I often start my seminars on business transformation by discussing why innovation is not an option, but rather an imperative for any company, - no matter how big, powerful and successful. Failure to innovate will invariably get a company into serious trouble, perhaps even impacting its ability to survive into the future, especially in times of rapid change and fierce competition. To bring the innovation imperative to life with a concrete example, I use the IBM near-death experience that I lived through in the early 1990s.
I illustrate IBM’s rapid decline by first showing a Fortune cover from 1985 about America’s most admired corporation based on Fortune’s yearly survey of company reputations. IBM was then at the very top. But, by the early 1990s, the picture had drastically changed. This is graphically shown in a Fortune cover and article from May 3, 1993: “Dinosaurs? They were a trio of the biggest, most fearsome companies on earth. Here's how earnest executives managed them into historic decline.” The hapless dinosaurs were IBM, Sears and . . . General Motors.
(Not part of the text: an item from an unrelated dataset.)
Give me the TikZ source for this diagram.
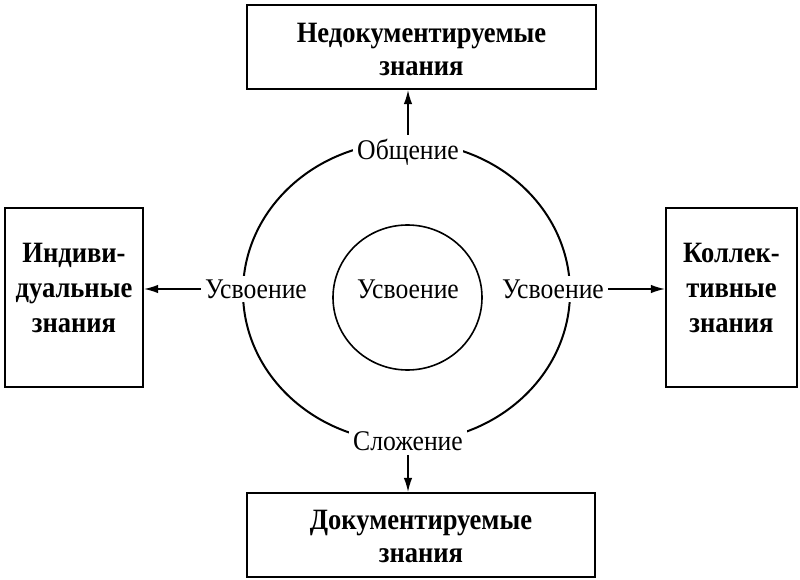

I was reminded of this 1993 article when reading about GM’s declaration of bankruptcy on June 1. Luckily for IBM, after hitting bottom the company took the necessary actions and was able to successfully reinvent itself. Not only was IBM able to survive, but it once more attained a leadership position in the IT industry. The experience was very painful, even humiliating for those of us who went through it. But at least it was relatively short and was followed a few years later by a very sweet redemption, including this 1999 Fortune article IBM: From Big Blue Dinosaur To E-Business Animal.